Nonetheless, Dion contends that OCGA § 51-1-40 is unconstitutional as violating the separation of powers provision of the Georgia Constitution of 1983, Article I, Section II, Paragraph III, which reads: " The legislative, judicial, and executive powers shall forever remain separate and distinct; and no person discharging the duties of one shall at the same time exercise the functions of either of the others except as herein provided." But, the contention is meritless. " The doctrine of separation of powers is an immutable constitutional principle which must be strictly enforced. Under that doctrine, statutory construction belongs to the courts, legislation to the legislature." (Citation and punctuation omitted.) Allen v. Wright, 282 Ga. 9, 12 (1) (644 S.E.2d 814) (2007). And that is all that has occurred here; the General Assembly has simply enacted legislation. In no way has it attempted to limit the constitutional jurisdiction of the courts, see Sentence Review Panel v. Moseley, 284 Ga. 128, 130 (1) (663 S.E.2d 679) (2008), or otherwise run afoul of the separation of powers provision. The mere fact that OCGA § 51-1-40 represents a change from the [296 Ga. 189] common law does not render it infirm under the separation of powers provision. Rather, " [t]he General Assembly properly can ... enact legislation that departs from the common law ... ." May v. State, 295 Ga. 388, 397 (761 S.E.2d 38) (2014). And, " [i]n fulfilling that legislative function, the General Assembly has not invaded the province of the judiciary. [Cit.]" Getkate v. State, 278 Ga. 585, 586 (604 S.E.2d 838) (2004).

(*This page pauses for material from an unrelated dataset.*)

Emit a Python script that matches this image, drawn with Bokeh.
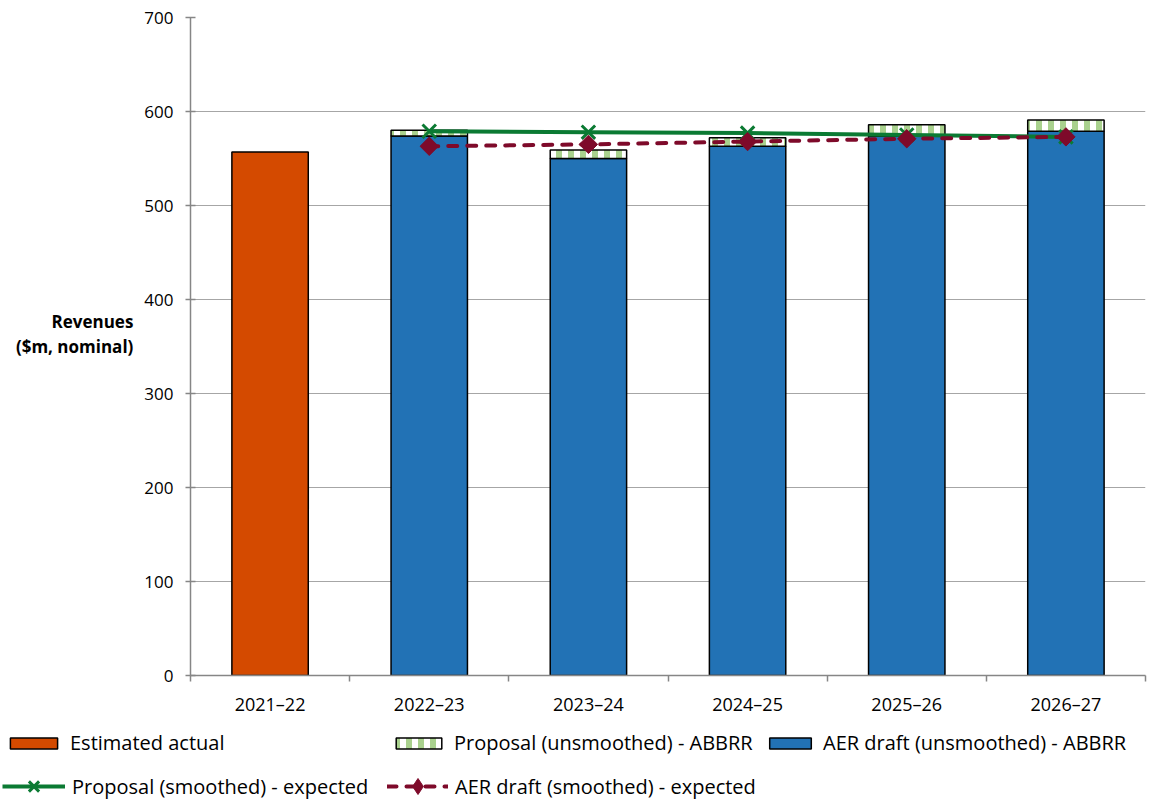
import numpy as np
from bokeh.plotting import figure
from bokeh.layouts import column
from bokeh.models import Range1d, FixedTicker, Legend, LegendItem
from bokeh.embed import file_html
from bokeh.resources import INLINE

# ---- data ----
years = ["2021–22", "2022–23", "2023–24", "2024–25", "2025–26", "2026–27"]
estimated_actual = [557]                          # 2021–22
aer_unsmoothed = [574, 550, 563, 574, 579]        # 2022–23 .. 2026–27
proposal_unsmoothed = [580, 559, 572, 586, 591]
proposal_smoothed = [579, 578, 577, 575, 573]
aer_smoothed = [563, 565, 568, 571, 573]
y_ticks = [0, 100, 200, 300, 400, 500, 600, 700]

FONT = "Open Sans"
ORANGE = "#D44A00"
BLUE = "#2272B5"
GREEN = "#0B7A33"
RED = "#7E0A2A"
LGREEN = "#A9D18E"
GRID = "#A6A6A6"
AXIS = "#868686"

xpos = [i + 0.5 for i in range(len(years))]
x_est = xpos[:1]
x_fc = xpos[1:]

p = figure(width=1162, height=720, output_backend="svg", toolbar_location=None,
           x_range=Range1d(0, len(years)), y_range=Range1d(0, 700),
           min_border_left=190, min_border_right=17, min_border_top=17,
           min_border_bottom=45)
p.outline_line_color = None
p.background_fill_color = "white"
p.border_fill_color = "white"

BW = 0.48
bar_est = dict(fill_color=ORANGE, line_color="black", line_width=1.5)
bar_aer = dict(fill_color=BLUE, line_color="black", line_width=1.5)
bar_prop = dict(fill_color="white", line_color="black", line_width=1.5,
                hatch_pattern="vertical_line", hatch_color=LGREEN,
                hatch_weight=6, hatch_scale=12)
ln_prop = dict(line_color=GREEN, line_width=4)
mk_prop = dict(marker="x", size=19, line_color=GREEN, line_width=3)
ln_aer = dict(line_color=RED, line_width=4, line_dash="9 10", line_cap="round")
mk_aer = dict(marker="square", angle=np.pi / 4, size=13, fill_color=RED, line_color=RED)

def draw_series(fig, aer_marker=None):
    r = {}
    r["est"] = fig.vbar(x=x_est, top=estimated_actual, bottom=0, width=BW, **bar_est)
    r["aer"] = fig.vbar(x=x_fc, top=aer_unsmoothed, bottom=0, width=BW, **bar_aer)
    r["prop"] = fig.vbar(x=x_fc, top=proposal_unsmoothed, bottom=aer_unsmoothed,
                         width=BW, **bar_prop)
    r["lp"] = fig.line(x=x_fc, y=proposal_smoothed, **ln_prop)
    r["mp"] = fig.scatter(x=x_fc, y=proposal_smoothed, **mk_prop)
    r["la"] = fig.line(x=x_fc, y=aer_smoothed, **ln_aer)
    r["ma"] = fig.scatter(x=x_fc, y=aer_smoothed, **(aer_marker or mk_aer))
    return r

draw_series(p)

# ---- axes ----
xa = p.xaxis[0]
xa.ticker = FixedTicker(ticks=xpos, minor_ticks=list(range(len(years) + 1)))
xa.major_label_overrides = {x: y for x, y in zip(xpos, years)}
xa.major_tick_line_color = None
xa.major_tick_out = 6
xa.major_tick_in = 0
xa.minor_tick_line_color = AXIS
xa.minor_tick_line_width = 1.5
xa.minor_tick_out = 6
xa.minor_tick_in = 0
xa.axis_line_color = AXIS
xa.axis_line_width = 1.5
xa.major_label_standoff = 10
xa.major_label_text_font = FONT
xa.major_label_text_font_size = "18px"
xa.major_label_text_color = "black"

ya = p.yaxis[0]
ya.ticker = FixedTicker(ticks=y_ticks, minor_ticks=[])
ya.axis_line_color = AXIS
ya.axis_line_width = 1.5
ya.major_tick_line_color = AXIS
ya.major_tick_line_width = 1.5
ya.major_tick_in = 5
ya.major_tick_out = 5
ya.minor_tick_line_color = None
ya.major_label_standoff = 12
ya.major_label_text_font = FONT
ya.major_label_text_font_size = "17px"
ya.major_label_text_color = "black"
ya.axis_label = "Revenues\n($m, nominal)\n "
ya.axis_label_orientation = "horizontal"
ya.axis_label_standoff = 8
ya.axis_label_text_font = FONT
ya.axis_label_text_font_size = "17px"
ya.axis_label_text_font_style = "bold"
ya.axis_label_text_color = "black"
ya.axis_label_text_align = "center"
ya.axis_label_text_line_height = 1.1

p.xgrid.grid_line_color = None
p.ygrid.ticker = FixedTicker(ticks=y_ticks)
p.ygrid.grid_line_color = GRID
p.ygrid.grid_line_width = 1.2

# ---- legend strip (separate figure under the chart; its renderers are hidden) ----
lg = figure(width=1162, height=83, output_backend="svg", toolbar_location=None,
            x_axis_type=None, y_axis_type=None,
            x_range=Range1d(0, len(years)), y_range=Range1d(700, 800),
            min_border_left=0, min_border_right=0, min_border_top=0, min_border_bottom=0)
lg.frame_align = False
lg.outline_line_color = None
lg.xgrid.visible = False
lg.ygrid.visible = False
g = draw_series(lg, aer_marker=dict(marker="diamond", size=13,
                                    fill_color=RED, line_color=RED))
for r in g.values():
    r.visible = False

def add_leg(label, renderers, x, y, gw, gh=14):
    leg = Legend(items=[LegendItem(label=label, renderers=renderers)],
                 location=(x, y), orientation="horizontal", click_policy="none",
                 border_line_color=None, background_fill_alpha=0,
                 padding=0, margin=0, spacing=0, label_standoff=7,
                 glyph_width=gw, glyph_height=gh, label_height=22,
                 label_text_font=FONT, label_text_font_size="20px",
                 label_text_color="black", label_text_baseline="middle")
    lg.add_layout(leg, "center")

add_leg("Estimated actual", [g["est"]], 4, 47, 59)
add_leg("Proposal (unsmoothed) - ABBRR", [g["prop"]], 390, 47, 57)
add_leg("AER draft (unsmoothed) - ABBRR", [g["aer"]], 764, 47, 52)
add_leg("Proposal (smoothed) - expected", [g["lp"], g["mp"]], 2, -1, 63, 36)
add_leg("AER draft (smoothed) - expected", [g["la"], g["ma"]], 387, -3, 61, 40)

open("out.html", "w").write(file_html(column(p, lg, spacing=0), INLINE))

Although Dion notes that in OCGA § 51-1-40 (a), the General Assembly states that it " finds and declares" whet constitutes proximate cause in dram shop cases, to the extent that this language implicates the separation of powers provision, it does not violate it; this Court has previously stated that " [t]his provision represents a qualified codification of the common law rule that the act of consuming, rather than that of supplying, alcoholic beverages is the proximate cause of the injuries suffered or inflicted by the consumer thereof." Delta Airlines, supra at 513. As the General Assembly can expand and create exceptions to the common law, it can also codify it. See

Page 52

Peachtree-Cain Co. v. McBee, 254 Ga. 91, 92-93 (1) (327 S.E.2d 188) (1985).

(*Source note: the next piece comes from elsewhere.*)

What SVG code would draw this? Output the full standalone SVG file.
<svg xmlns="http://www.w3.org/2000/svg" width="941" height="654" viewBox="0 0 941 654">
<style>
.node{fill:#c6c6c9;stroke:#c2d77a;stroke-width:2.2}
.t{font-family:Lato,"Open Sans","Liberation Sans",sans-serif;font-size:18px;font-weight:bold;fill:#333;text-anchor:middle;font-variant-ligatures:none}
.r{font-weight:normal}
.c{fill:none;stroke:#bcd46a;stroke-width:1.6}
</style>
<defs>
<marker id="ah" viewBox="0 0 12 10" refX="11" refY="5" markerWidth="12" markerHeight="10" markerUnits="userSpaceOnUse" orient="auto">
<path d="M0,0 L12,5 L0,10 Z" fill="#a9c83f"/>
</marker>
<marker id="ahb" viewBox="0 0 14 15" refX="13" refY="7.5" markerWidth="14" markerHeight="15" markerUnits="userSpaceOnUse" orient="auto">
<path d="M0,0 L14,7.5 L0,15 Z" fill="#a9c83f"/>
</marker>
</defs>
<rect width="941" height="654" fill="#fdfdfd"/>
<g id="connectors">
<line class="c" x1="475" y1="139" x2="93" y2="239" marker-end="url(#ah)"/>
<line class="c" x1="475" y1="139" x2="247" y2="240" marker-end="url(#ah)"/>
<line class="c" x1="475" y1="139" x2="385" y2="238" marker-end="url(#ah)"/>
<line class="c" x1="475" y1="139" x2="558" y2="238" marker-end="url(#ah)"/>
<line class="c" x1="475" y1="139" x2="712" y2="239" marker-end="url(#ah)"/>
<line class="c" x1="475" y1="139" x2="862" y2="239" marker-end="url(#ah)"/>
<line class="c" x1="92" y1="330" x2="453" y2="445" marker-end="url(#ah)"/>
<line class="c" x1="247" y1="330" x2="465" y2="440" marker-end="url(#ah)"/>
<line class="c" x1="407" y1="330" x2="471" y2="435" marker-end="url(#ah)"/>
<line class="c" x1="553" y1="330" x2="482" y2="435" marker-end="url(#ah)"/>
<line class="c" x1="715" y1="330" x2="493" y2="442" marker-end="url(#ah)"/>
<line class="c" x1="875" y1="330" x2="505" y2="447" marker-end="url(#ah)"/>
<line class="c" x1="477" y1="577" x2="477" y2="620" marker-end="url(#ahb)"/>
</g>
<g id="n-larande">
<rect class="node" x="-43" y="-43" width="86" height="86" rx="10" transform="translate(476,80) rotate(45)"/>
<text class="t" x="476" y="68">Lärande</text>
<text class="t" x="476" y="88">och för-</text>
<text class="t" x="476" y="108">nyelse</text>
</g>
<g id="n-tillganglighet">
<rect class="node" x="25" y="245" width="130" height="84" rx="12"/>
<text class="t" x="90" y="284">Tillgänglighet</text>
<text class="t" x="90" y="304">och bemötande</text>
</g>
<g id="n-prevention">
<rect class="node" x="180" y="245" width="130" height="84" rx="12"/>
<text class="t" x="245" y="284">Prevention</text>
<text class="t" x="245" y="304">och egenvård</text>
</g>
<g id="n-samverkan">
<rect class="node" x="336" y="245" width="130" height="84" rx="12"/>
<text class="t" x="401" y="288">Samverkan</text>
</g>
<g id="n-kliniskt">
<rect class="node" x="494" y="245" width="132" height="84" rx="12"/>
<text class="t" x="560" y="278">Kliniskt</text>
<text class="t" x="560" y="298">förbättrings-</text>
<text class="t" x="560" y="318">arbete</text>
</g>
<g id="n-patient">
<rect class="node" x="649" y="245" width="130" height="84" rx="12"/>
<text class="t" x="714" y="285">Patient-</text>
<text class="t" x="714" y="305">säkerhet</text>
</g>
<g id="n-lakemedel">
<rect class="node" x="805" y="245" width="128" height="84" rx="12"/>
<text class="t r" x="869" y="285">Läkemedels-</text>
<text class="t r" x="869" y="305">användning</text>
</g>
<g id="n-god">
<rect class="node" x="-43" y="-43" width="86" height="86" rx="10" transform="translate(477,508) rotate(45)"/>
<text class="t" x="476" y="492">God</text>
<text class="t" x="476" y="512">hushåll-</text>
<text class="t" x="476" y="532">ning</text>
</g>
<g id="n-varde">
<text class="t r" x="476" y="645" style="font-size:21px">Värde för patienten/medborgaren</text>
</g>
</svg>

Dion also asserts that OCGA § 51-1-40 is unconstitutionally vague, see In the Interest of C. B., 286 Ga. 173, 173-174 (2) (686 S.E.2d 124) (2009), contending it is contradictory; she specifically argues that the statement in OCGA § 51-1-40 (a) that " [t]he General Assembly finds and declares that the consumption of alcoholic beverages, rather than the sale or furnishing or serving of such beverages, is the proximate cause of any injury, including death and property damage, inflicted by an intoxicated person ..." cannot be reconciled with the statement in OCGA § 51-1-40 (b) that liability can be found under the exceptions set forth therein " when the sale, furnishing, or serving [of alcohol] is the proximate cause of ... injury or damage" inflicted by a person described in OCGA § 51-1-40 (b). This argument is also meritless. As this Court has previously stated, the Dram Shop Act

makes it clear that it is the consumption of alcohol, not the selling or furnishing, which leads to injuries in this state, it goes on to create two exceptions to the rule for liability purposes: an individual may be liable for injuries if he furnishes or serves alcoholic beverages to a person who is underage, knowing he will soon be driving; and if he furnishes or serves alcoholic beverages to a noticeably intoxicated adult, knowing he will soon be driving. Liability is not imposed under either one of these exceptions, however, unless the furnishing or serving of the alcoholic beverage is [296 Ga. 190] the proximate cause of injury. OCGA § 51-1-40. We find these statutory requirements to be straightforward ... .

Flores v. Exprezit! Stores 98-Georgia, LLC, 289 Ga. 466, 468 (713 S.E.2d 368) (2011).[4]

Judgment affirmed. All the Justices concur.